Software applications frequently function flawlessly during their initial development phases.
A developer writes functional code on a single machine and successfully passes all local testing. Everything operates exactly as intended within this isolated technical environment.
However, a massive structural failure often occurs the moment that same application launches to a large public audience.
When hundreds of thousands of concurrent network requests hit the application, the single server completely stops responding. The central processor reaches maximum computational capacity almost instantly. The available system memory fills up, and database queries slow down to an absolute crawl.
Eventually, the entire software infrastructure collapses under the heavy computing pressure.
Writing elegant or highly efficient code cannot prevent these massive structural failures.
A single computer possesses strict physical hardware limits that no amount of clean code can bypass. Understanding how to structure software to handle massive scale is the only technical solution.
This specific engineering practice prevents applications from crashing by safely distributing the computing workload.
What System Design Actually Means
System design is the structured process of defining the architecture of a complex software application. It involves making critical decisions about how different servers and databases will communicate over a network.
The main goal is to ensure your software can handle high traffic and remain completely stable.
When you first learn to program, your focus is entirely on basic logic.
The goal is to write a script that successfully completes a specific task.
This usually involves a single file of code running on a single computer. System design shifts this focus entirely.
Instead of writing instructions for one machine, your focus becomes orchestrating a network of machines. It deals with the continuous movement of digital data from a user interface to a vast server network.
This broad perspective is what separates basic programming from architectural engineering. It is the crucial step required to build enterprise grade software.
The Exact Timeline For Your Learning Journey
You might wonder if you should study architecture alongside your first programming language. The short answer to this common question is no.
System design requires a solid technical foundation to understand properly.
If you try to learn architecture before understanding basic syntax, the concepts will feel incredibly overwhelming.
There is a clear progression that builds the necessary foundational knowledge.
Let us break down the ideal timeline for your learning journey.
Master Programming Fundamentals First
During your first few months of learning to code, system design should be ignored completely.
Your only goal should be mastering fundamental programming concepts. Understanding variables, loops, and conditional statements is strictly required.
You must learn how to manipulate basic data structures like arrays and objects.
You should also focus heavily on writing clean and readable code. Fixing basic logic bugs and reading standard error messages are critical skills to build.

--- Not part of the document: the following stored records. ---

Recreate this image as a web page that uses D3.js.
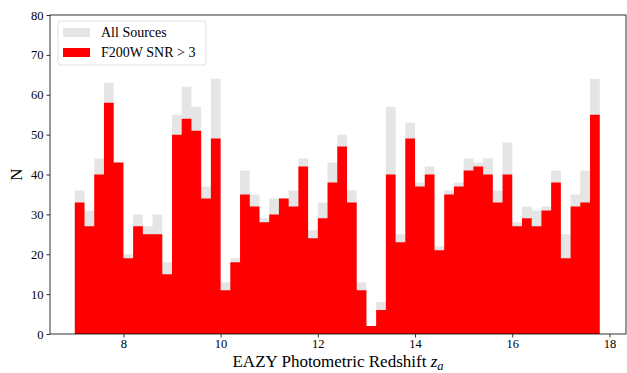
<!DOCTYPE html>
<html>
<head>
<meta charset="utf-8">
<script src="https://cdn.jsdelivr.net/npm/d3@7"></script>
<style>
  html, body { margin: 0; padding: 0; background: #fff; }
  svg text { font-family: "Liberation Serif", "DejaVu Serif", serif; fill: #000; }
</style>
</head>
<body>
<svg id="chart" width="627" height="373"></svg>
<script>
// Histogram bins: lower edge of first bin and common bin width
const binStart = 7.0;
const binWidth = 0.2;

// Counts per bin, all sources
const allSources = [36,31,44,63,43,20,30,27,30,18,55,62,57,37,64,13,19,41,35,29,
                    34,34,36,44,26,33,43,50,36,13,2,8,57,25,53,38,42,22,36,38,
                    44,43,44,36,48,28,32,31,32,41,25,35,41,64];
// Counts per bin, sources with F200W SNR > 3
const snrSources = [33,27,40,58,43,19,27,25,25,15,50,54,51,34,49,11,18,35,32,28,
                    30,34,32,42,24,29,38,47,33,11,2,6,40,23,49,37,40,21,35,37,
                    41,42,40,33,40,27,29,27,31,38,19,32,33,55];

const xTicks = [8, 10, 12, 14, 16, 18];
const yTicks = [0, 10, 20, 30, 40, 50, 60, 70, 80];
const seriesNames = ["All Sources", "F200W SNR > 3"];
const seriesColors = ["#e5e5e5", "#ff0000"];

const svg = d3.select("#chart");
const plot = { left: 50, right: 626, top: 15, bottom: 334 };

const x = d3.scaleLinear().domain([6.49, 18.34]).range([plot.left, plot.right]);
const y = d3.scaleLinear().domain([0, 80]).range([plot.bottom, plot.top]);

// Turn a list of counts into step points (edge, count), closing at the last edge
function steps(counts) {
  const pts = counts.map((c, i) => [binStart + i * binWidth, c]);
  pts.push([binStart + counts.length * binWidth, counts[counts.length - 1]]);
  return pts;
}

const area = d3.area()
  .x(d => x(d[0]))
  .y0(y(0))
  .y1(d => y(d[1]))
  .curve(d3.curveStepAfter);

[allSources, snrSources].forEach((counts, i) => {
  svg.append("path")
    .attr("d", area(steps(counts)))
    .attr("fill", seriesColors[i]);
});

// Axes
const xAxis = d3.axisBottom(x).tickValues(xTicks).tickSize(3.5).tickPadding(2).tickFormat(d3.format("d"));
const yAxis = d3.axisLeft(y).tickValues(yTicks).tickSize(3.5).tickPadding(3).tickFormat(d3.format("d"));

const gx = svg.append("g").attr("transform", `translate(0,${plot.bottom})`).call(xAxis);
const gy = svg.append("g").attr("transform", `translate(${plot.left},0)`).call(yAxis);
[gx, gy].forEach(g => {
  g.select(".domain").remove();
  g.selectAll(".tick line").attr("stroke", "#000").attr("stroke-width", 0.8);
  g.selectAll(".tick text").style("font-size", "12.5px").attr("fill", "#000");
});

// Frame
svg.append("rect")
  .attr("x", plot.left).attr("y", plot.top)
  .attr("width", plot.right - plot.left).attr("height", plot.bottom - plot.top)
  .attr("fill", "none").attr("stroke", "#000").attr("stroke-width", 0.8);

// Axis titles
const xl = svg.append("text")
  .attr("x", (plot.left + plot.right) / 2)
  .attr("y", 367)
  .attr("text-anchor", "middle")
  .style("font-size", "17px");
xl.append("tspan").text("EAZY Photometric Redshift ");
xl.append("tspan").attr("font-style", "italic").text("z");
xl.append("tspan").attr("font-style", "italic").attr("dy", 3).style("font-size", "12.5px").text("a");

svg.append("text")
  .attr("transform", `translate(22,${(plot.top + plot.bottom) / 2}) rotate(-90)`)
  .attr("text-anchor", "middle")
  .style("font-size", "17px")
  .text("N");

// Legend
const lg = svg.append("g").attr("transform", "translate(58,21)");
lg.append("rect")
  .attr("width", 148).attr("height", 44).attr("rx", 3)
  .attr("fill", "#fff").attr("fill-opacity", 0.8)
  .attr("stroke", "#d9d9d9").attr("stroke-width", 0.8);
seriesNames.forEach((name, i) => {
  const row = lg.append("g").attr("transform", `translate(5,${7 + i * 20})`);
  row.append("rect").attr("width", 27).attr("height", 9).attr("fill", seriesColors[i]);
  row.append("text").attr("x", 38).attr("y", 9).style("font-size", "14px").text(name);
});
</script>
</body>
</html>
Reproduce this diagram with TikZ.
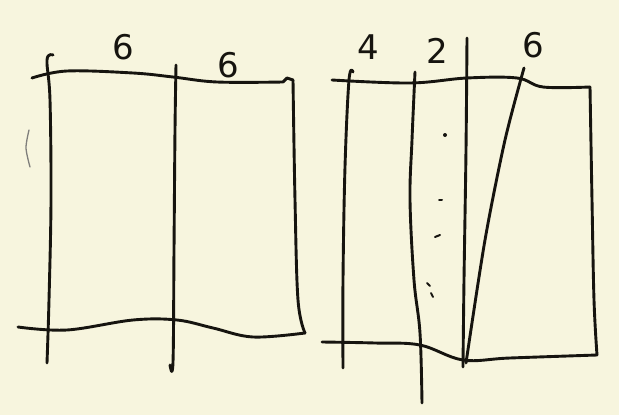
\documentclass[tikz,border=0pt]{standalone}
\usepackage{fontspec}
\setmainfont{DejaVu Sans}
\definecolor{paper}{RGB}{247,245,222}
\definecolor{ink}{RGB}{22,20,15}
\begin{document}
\begin{tikzpicture}[x=1pt,y=-1pt,
  pen/.style={draw=ink,line width=2.9pt,line cap=round,line join=round},
  thin/.style={draw=ink!55,line width=1.3pt,line cap=round},
  lbl/.style={text=ink,font=\fontsize{34}{36}\selectfont,inner sep=0pt}]
\fill[paper] (0,0) rectangle (619,415);
\useasboundingbox (0,0) rectangle (619,415);
% ---- left panel ----
\draw[pen] plot[smooth,tension=0.6] coordinates {(32,78) (67,71) (133,73) (173,77) (217,82) (283,82)}
  -- (287,78) -- (293,80);
\draw[pen] plot[smooth,tension=0.6] coordinates {(293,80) (295,200) (298,300) (305,333)};
\draw[pen] plot[smooth,tension=0.6] coordinates {(18,327) (67,330) (133,320) (177,320) (213,328) (253,337) (305,333)};
\draw[pen] plot[smooth,tension=0.6] coordinates {(53,55) (47,60) (50,100) (51,200) (49,300) (47,363)};
\draw[pen] plot[smooth,tension=0.6] coordinates {(176,65) (175,130) (174,250) (173,362) (170,365)};
\draw[thin] plot[smooth] coordinates {(29,130) (26,148) (30,167)};
\node[lbl] (a6) at (123,47) {6};
\node[lbl] (b6) at (228,65) {6};
% ---- right panel ----
\draw[pen] plot[smooth,tension=0.6] coordinates {(332,80) (410,83) (467,78) (517,78) (543,87) (590,87)};
\draw[pen] plot[smooth,tension=0.6] coordinates {(590,87) (592,200) (594,300) (597,355)};
\draw[pen] plot[smooth,tension=0.6] coordinates {(322,342) (375,343) (420,345) (463,360) (510,358) (597,355)};
\draw[pen] plot[smooth,tension=0.6] coordinates {(353,72) (349,80) (345,167) (343,280) (343,368)};
\draw[pen] plot[smooth,tension=0.6] coordinates {(415,72) (412,140) (410,200) (414,280) (420,333) (422,403)};
\draw[pen] plot[smooth,tension=0.6] coordinates {(467,38) (466,150) (464,280) (463,367)};
\draw[pen] plot[smooth,tension=0.5] coordinates {(524,68) (505,140) (485,240) (466,363)};
\fill[ink] (445,135) circle (2);
\draw[pen,line width=2pt] (439,200) -- (442,200);
\draw[pen,line width=2pt] (435,237) -- (440,235);
\draw[pen,line width=1.8pt] (427,283) -- (430,286);
\draw[pen,line width=1.8pt] (431,293) -- (433,297);
\node[lbl] (c4) at (368,47) {4};
\node[lbl] (d2) at (437,51) {2};
\node[lbl] (e6) at (533,45) {6};
\end{tikzpicture}
\end{document}
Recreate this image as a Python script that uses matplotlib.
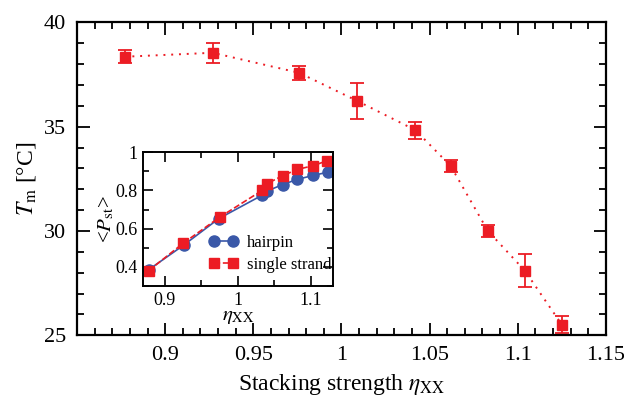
import matplotlib
matplotlib.use("Agg")
import matplotlib.pyplot as plt
from matplotlib.ticker import MultipleLocator

plt.rcParams['font.family'] = ['Liberation Serif', 'DejaVu Serif']
plt.rcParams['mathtext.fontset'] = 'stix'

# Main data: melting temperature vs stacking strength
eta = [0.877, 0.927, 0.976, 1.009, 1.042, 1.062, 1.083, 1.104, 1.125]
tm = [38.35, 38.54, 37.58, 36.23, 34.83, 33.11, 30.01, 28.10, 25.51]
tm_err = [0.30, 0.48, 0.34, 0.86, 0.40, 0.30, 0.30, 0.80, 0.41]

# Inset data
eta_in_sq = [0.878, 0.925, 0.975, 1.033, 1.040, 1.061, 1.081, 1.103, 1.122]
p_single = [0.38, 0.523, 0.66, 0.80, 0.836, 0.877, 0.91, 0.93, 0.956]
eta_in_ci = [0.878, 0.926, 0.974, 1.033, 1.040, 1.061, 1.081, 1.103, 1.123]
p_hairpin = [0.385, 0.514, 0.653, 0.775, 0.797, 0.831, 0.858, 0.879, 0.896]

red = '#ec1c24'
blue = '#3a58a8'

fig = plt.figure(figsize=(6.24, 3.99), dpi=100)
ax = fig.add_axes([0.1234, 0.1596, 0.8476, 0.7845])

ax.errorbar(eta, tm, yerr=tm_err, color=red, ls=(0, (1, 3)), lw=1.4, marker='s',
            ms=7, capsize=5, elinewidth=1.3, capthick=1.3)
ax.set_xlim(0.85, 1.15)
ax.set_ylim(25, 40)
ax.xaxis.set_major_locator(MultipleLocator(0.05))
ax.xaxis.set_minor_locator(MultipleLocator(0.01))
ax.yaxis.set_major_locator(MultipleLocator(5))
ax.yaxis.set_minor_locator(MultipleLocator(1))
ax.set_xticks([0.9, 0.95, 1.0, 1.05, 1.1, 1.15])
ax.set_xticklabels(['0.9', '0.95', '1', '1.05', '1.1', '1.15'])
ax.tick_params(which='both', direction='in', top=True, right=True, labelsize=16, width=1.3)
ax.tick_params(which='major', length=9, pad=8)
ax.tick_params(which='minor', length=5)
for s in ax.spines.values():
    s.set_linewidth(1.6)
ax.set_xlabel(r'Stacking strength $\eta_{\mathrm{XX}}$', fontsize=17, labelpad=5)
ax.set_ylabel(r'$T_{\mathrm{m}}$ [°C]', fontsize=17, labelpad=4)

# Inset
ins = fig.add_axes([0.2287, 0.2832, 0.305, 0.3351])
ins.plot(eta_in_ci, p_hairpin, color=blue, ls='-', lw=1.2, marker='o', ms=8, label='hairpin')
ins.plot(eta_in_sq, p_single, color=red, ls='--', lw=1.2, marker='s', ms=7, label='single strand')
ins.set_xlim(0.87, 1.13)
ins.set_ylim(0.3, 1.0)
ins.xaxis.set_major_locator(MultipleLocator(0.1))
ins.xaxis.set_minor_locator(MultipleLocator(0.05))
ins.yaxis.set_major_locator(MultipleLocator(0.2))
ins.yaxis.set_minor_locator(MultipleLocator(0.1))
ins.set_xticks([0.9, 1.0, 1.1])
ins.set_xticklabels(['0.9', '1', '1.1'])
ins.set_yticks([0.4, 0.6, 0.8, 1.0])
ins.set_yticklabels(['0.4', '0.6', '0.8', '1'])
ins.tick_params(which='both', direction='in', top=True, right=True, labelsize=13, width=1.2)
ins.tick_params(which='major', length=7, pad=4)
ins.tick_params(which='minor', length=4)
for s in ins.spines.values():
    s.set_linewidth(1.4)
ins.set_xlabel(r'$\eta_{\mathrm{XX}}$', fontsize=15, labelpad=-1)
ins.set_ylabel(r'<$P_{\mathrm{st}}$>', fontsize=15, labelpad=-1)
ins.legend(loc='lower right', bbox_to_anchor=(0.99, 0.1), fontsize=12, frameon=False,
           numpoints=2, handlelength=1.75, handletextpad=0.5, borderaxespad=0,
           borderpad=0, labelspacing=0.35)

fig.savefig('out.png', dpi=100)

Until you can confidently write a program that solves a basic logical problem, architecture will not make sense. Your technical foundation must be extremely solid first.
Build Functional Web Applications Next
Once you understand basic programming, your next step is building full applications.
This involves learning how a frontend interface communicates with a backend server. Connecting a simple database to your code is also a mandatory requirement.
This phase is commonly known as full stack development.